A long time ago I met a man of letters, a man who truly is about l etters. He keeps letters from all over the world, and collected these for many years. Amazingly, something he must have written to these people, inspired them to write back. I saw that he has, among his collection of letters, even letters from a famous artist, with drawings in the margins. Surely invaluable.
We met in a strange way, following a Tony Goldwyn presentation at Brandeis and I asked I thought a rather innocuous question, about how a fledgling screen writer gets the attention of an agent, given the difficulty so many writers have in breaking through. This man raced up to me and said there was some kind of power in what I said and he had to know me. Then I learned he keeps these letters in a library, at Brown University, quite an astonishing and wonderful collection. The art of handwriting is being lost, and so many of these letters are written, and beautifully, that in itself being perhaps a lost art.
It turned out that this man’s life has also been dominated by strange coincidences and I do remember those he related to me, about the Lottery, about meeting his wife, and beyond. So it seemed there was something in common and when his friend, John Rassias was to be honored, he honored me by asking me to write a chapter in a book, self-published, called Breakthrough. And so I did.
Since then I have been experiencing these coincidences that never stop and sending them to this man, and once, feeling so overwhelmed, a coincidence that tied a movie with Mendelssohn, the composer and my husband’s going out that night with a man with this last name, well I called him, and he was sympathetic.
The movie, which totally entranced me, is called ONCE. It’s about music. A love story. Years ago my father used to tell me stories that began ONCE upon a time. And when he stopped it was never time for me. I wanted More. Please. More! I had to wait. And so it has been for this story, a story that unfolds, like a rose, every day in every way, a story that is so much, about love itself.
To continue…., about my Diary, I have sent letters on to this library and countless times have asked for response, but never got a response, at all, and it seemed something deep, was holding him back, but for me, it is inexplicable and selfish, for someone to say they are doing something, and never once tell me what has happened to these letters. I sent because it seemed part of a “story” I am following, and have been, for the longest time, and he was part of the story.

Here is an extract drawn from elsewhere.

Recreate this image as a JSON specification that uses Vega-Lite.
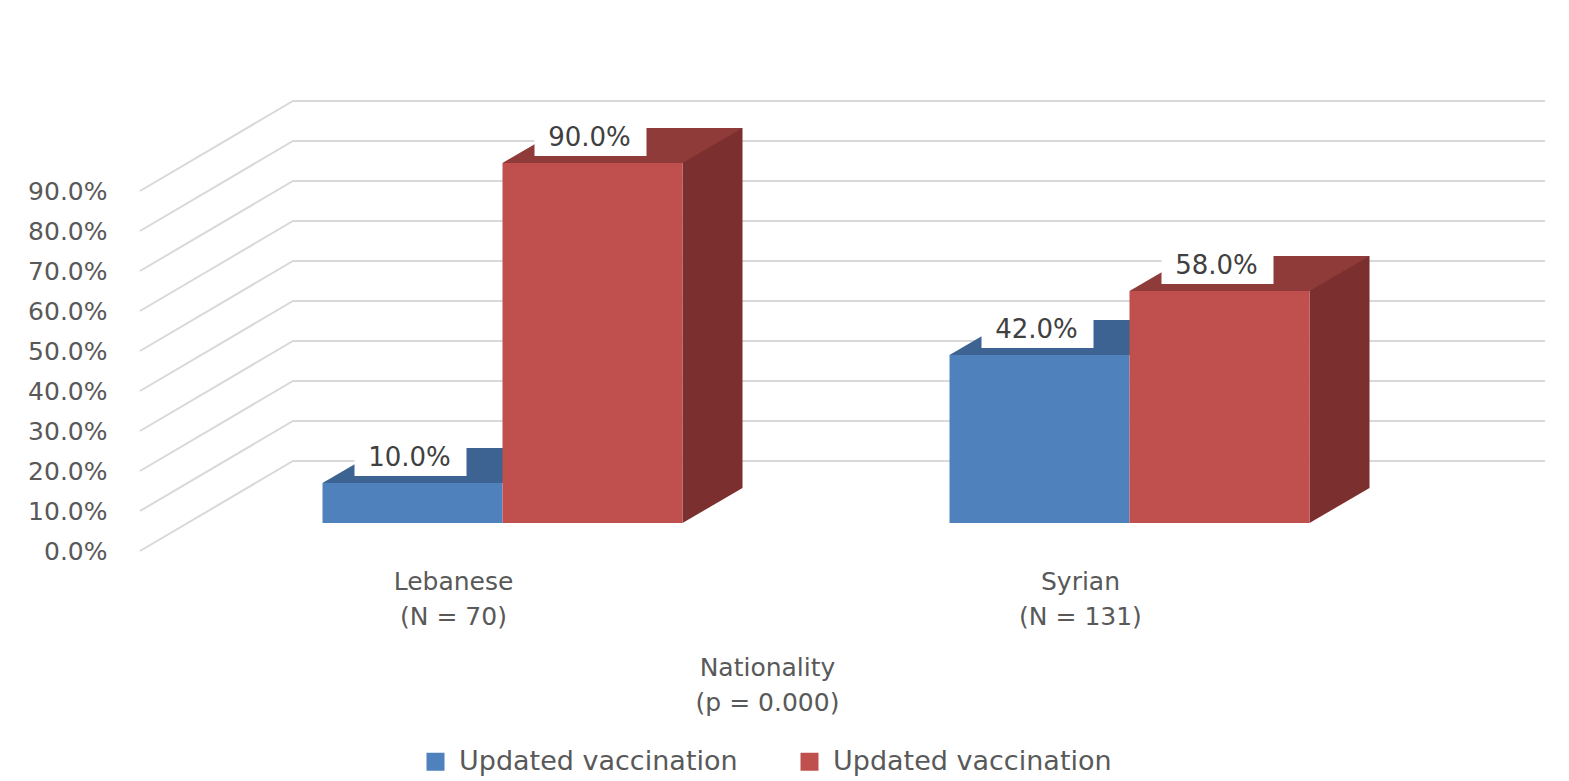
{
  "$schema": "https://vega.github.io/schema/vega-lite/v6.json",
  "width": 1254,
  "height": 400,
  "autosize": {"type": "none"},
  "padding": {"left": 140, "top": 151, "right": 175, "bottom": 230},
  "background": "white",
  "config": {
    "view": {"stroke": null},
    "font": "DejaVu Sans",
    "legend": {"layout": {"bottom": {"anchor": "middle"}}}
  },
  "datasets": {
    "bars": [
      {"nationality": "Lebanese (N = 70)", "series": "No", "value": 0.10},
      {"nationality": "Lebanese (N = 70)", "series": "Yes", "value": 0.90},
      {"nationality": "Syrian (N = 131)", "series": "No", "value": 0.42},
      {"nationality": "Syrian (N = 131)", "series": "Yes", "value": 0.58}
    ],
    "grid": [
      {"tick": 0}, {"tick": 0.1}, {"tick": 0.2}, {"tick": 0.3}, {"tick": 0.4},
      {"tick": 0.5}, {"tick": 0.6}, {"tick": 0.7}, {"tick": 0.8}, {"tick": 0.9}
    ]
  },
  "layer": [
    {
      "data": {"name": "grid"},
      "mark": {"type": "point", "shape": "M-627,0L-474,-90L778,-90", "size": 4, "filled": false, "stroke": "#D9D9D9", "strokeWidth": 2, "opacity": 1},
      "encoding": {
        "y": {
          "field": "tick", "type": "quantitative",
          "scale": {"domain": [0, 1], "nice": false},
          "axis": {
            "values": [0, 0.1, 0.2, 0.3, 0.4, 0.5, 0.6, 0.7, 0.8, 0.9],
            "format": ".1%", "title": null, "domain": false, "ticks": false, "grid": false,
            "labelPadding": 33, "labelFontSize": 25, "labelColor": "#595959"
          }
        }
      }
    },
    {
      "data": {"name": "bars"},
      "transform": [{"filter": "datum.series === 'Yes'"}],
      "mark": {"type": "bar", "width": 60, "xOffset": 259, "yOffset": -63, "y2Offset": -63, "color": "#7B2F2E"},
      "encoding": {
        "x": {"field": "nationality", "type": "nominal"},
        "y": {"field": "value", "type": "quantitative"},
        "y2": {"datum": 0}
      }
    },
    {
      "data": {"name": "bars"},
      "transform": [{"filter": "datum.series === 'Yes'"}],
      "mark": {"type": "point", "shape": "M90,-28L150,-63L90,-63Z", "size": 4, "filled": true, "fill": "#7B2F2E", "strokeWidth": 0, "opacity": 1},
      "encoding": {
        "x": {"field": "nationality", "type": "nominal"},
        "xOffset": {"field": "series", "type": "nominal"},
        "y": {"datum": 0}
      }
    },
    {
      "data": {"name": "bars"},
      "mark": {"type": "point", "shape": "M-90,-28L90,-28L150,-63L-30,-63Z", "size": 4, "filled": true, "strokeWidth": 0, "opacity": 1},
      "encoding": {
        "x": {"field": "nationality", "type": "nominal"},
        "xOffset": {"field": "series", "type": "nominal"},
        "y": {"field": "value", "type": "quantitative"},
        "fill": {"condition": {"test": "datum.series === 'No'", "value": "#3C6391"}, "value": "#8F3B39"}
      }
    },
    {
      "data": {"name": "bars"},
      "mark": {"type": "bar", "yOffset": -28, "y2Offset": -28},
      "encoding": {
        "x": {
          "field": "nationality", "type": "nominal",
          "scale": {"paddingInner": 0, "paddingOuter": 0},
          "axis": {
            "title": ["Nationality", "(p = 0.000)"],
            "labelExpr": "split(replace(datum.label, ' (', '|('), '|')",
            "labelAngle": 0, "labelAlign": "center", "labelBaseline": "top",
            "domain": false, "ticks": false, "grid": false,
            "labelPadding": 18, "labelFontSize": 25, "labelLineHeight": 35, "labelColor": "#595959",
            "titleFontSize": 25, "titleFontWeight": "normal", "titleColor": "#595959",
            "titleLineHeight": 35, "titlePadding": 26
          }
        },
        "xOffset": {
          "field": "series", "type": "nominal",
          "scale": {"paddingInner": 0, "paddingOuter": 0.7417, "align": 0.6835}
        },
        "y": {"field": "value", "type": "quantitative"},
        "y2": {"datum": 0},
        "color": {
          "field": "series", "type": "nominal",
          "scale": {"domain": ["No", "Yes"], "range": ["#4F81BD", "#C0504D"]},
          "legend": {
            "orient": "bottom", "title": null, "labelExpr": "'Updated vaccination'",
            "symbolType": "square", "symbolSize": 324, "symbolStrokeWidth": 0,
            "labelFontSize": 27, "labelColor": "#595959", "labelLimit": 500,
            "columnPadding": 58, "labelOffset": 10, "offset": 33
          }
        }
      }
    },
    {
      "data": {"name": "bars"},
      "mark": {"type": "point", "shape": "M-58,-68H54V-35H-58Z", "size": 4, "filled": true, "fill": "white", "strokeWidth": 0, "opacity": 1},
      "encoding": {
        "x": {"field": "nationality", "type": "nominal"},
        "xOffset": {"field": "series", "type": "nominal"},
        "y": {"field": "value", "type": "quantitative"}
      }
    },
    {
      "data": {"name": "bars"},
      "mark": {"type": "text", "fontSize": 26, "color": "#404040", "dx": -3, "dy": -53, "baseline": "middle", "align": "center"},
      "encoding": {
        "x": {"field": "nationality", "type": "nominal"},
        "xOffset": {"field": "series", "type": "nominal"},
        "y": {"field": "value", "type": "quantitative"},
        "text": {"field": "value", "type": "quantitative", "format": ".1%"}
      }
    }
  ]
}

I even attended LIT erary events, that were sweet, and hosted by this man and when he said he had done something special for me upstairs, in the library, about my poetry, he never showed this to me, because his friends who had taken me whisked me away, inexplicably. And he never said what it was, despite my asking. When he asked me to read my poetry, surely a wonderful gesture, on a radio show, and I went to a lot of trouble collecting, and coming, there was another woman there who was reading from her book, and I was NEVER told about this in advance, and so hurt. For this too, No explanations given, and still I kept swallowing my hurt, but did write to him about this, into a vast and ongoing silence. It seemed important to send these letters. Because of a story that did connect us. For story.
I have all the letters, more than I have sent, and I have my pleas to him for response, and the silence I received, throughout this time. I have many X in my letters to him addressed this as sigh lence.
Finally, after years of sending I got a one liner, Please Stop Sending. And so I will, and gladly. I am saying there is something more in all this, and this Blog I think will be telling about this, and also all the letters I have sent over so much time around the world.
The subject of those who seem blind to others, came up yesterday in speaking with the wonderful woman, Tonia E. who tends to my cat, and also to my blog needs. We were talking about how the world is filled with people, who just don’t seem to “get it” and that’s about responding to each other, in “kind“, and if there is any kind of learning curve to what I have been writing, it’s to put the “kind” back into man “kind” and to stop and listen, and when someone is asking for response, after so much time, then maybe it’s the other person who has something deep to learn about what it’s all about.
Life isn’t about gilt by association, and the story that is deeply about ego, must stop, for us all. Why? Because we’re all in this together, and the environment in which we live must change in small and big ways, and it all starts at home.
post script: In all this time I have tried very hard to swallow my own need for a response, being human and the letters will reveal this, if read. And I do believe as roses are red, as we say, so it is with these letters, a deep and ongoing story I couldn’t possibly have written, and so it’s all about paradox and more. The more in Amore itself.
I can say this about my life, and we all do fall down, but I always try as best I can to respond to those who come my way, who bring me their flowers, their poetry, their hearts, and I feel it is wrong, totally wrong, to ignore another, especially someone who asked so many, many times, for a response
I know only this from years of sending letters to the Hay Library, and that is, once, years ago, some people from India looked at these letters. Now that’s really strange, isn’t it? Given so many years of asking, wanting, to know.
in truth/ruth
I wrote about Fish today and have been on line, because curiously fish has ish within, being the Hebrew word for Man, and it seems they do run, in schools, and if life for us all is a One Room Schoolhouse then the prime lesson is: how we love, and what is important, in rounding the curves.
Also, about swallows. It was strange, wasn’t it, that this year the swallows did not come, as they always did, to Capistrano? I am writing a language-based story. And now that gold is at an all time high, maybe there is something of gold in all this, to be, divined.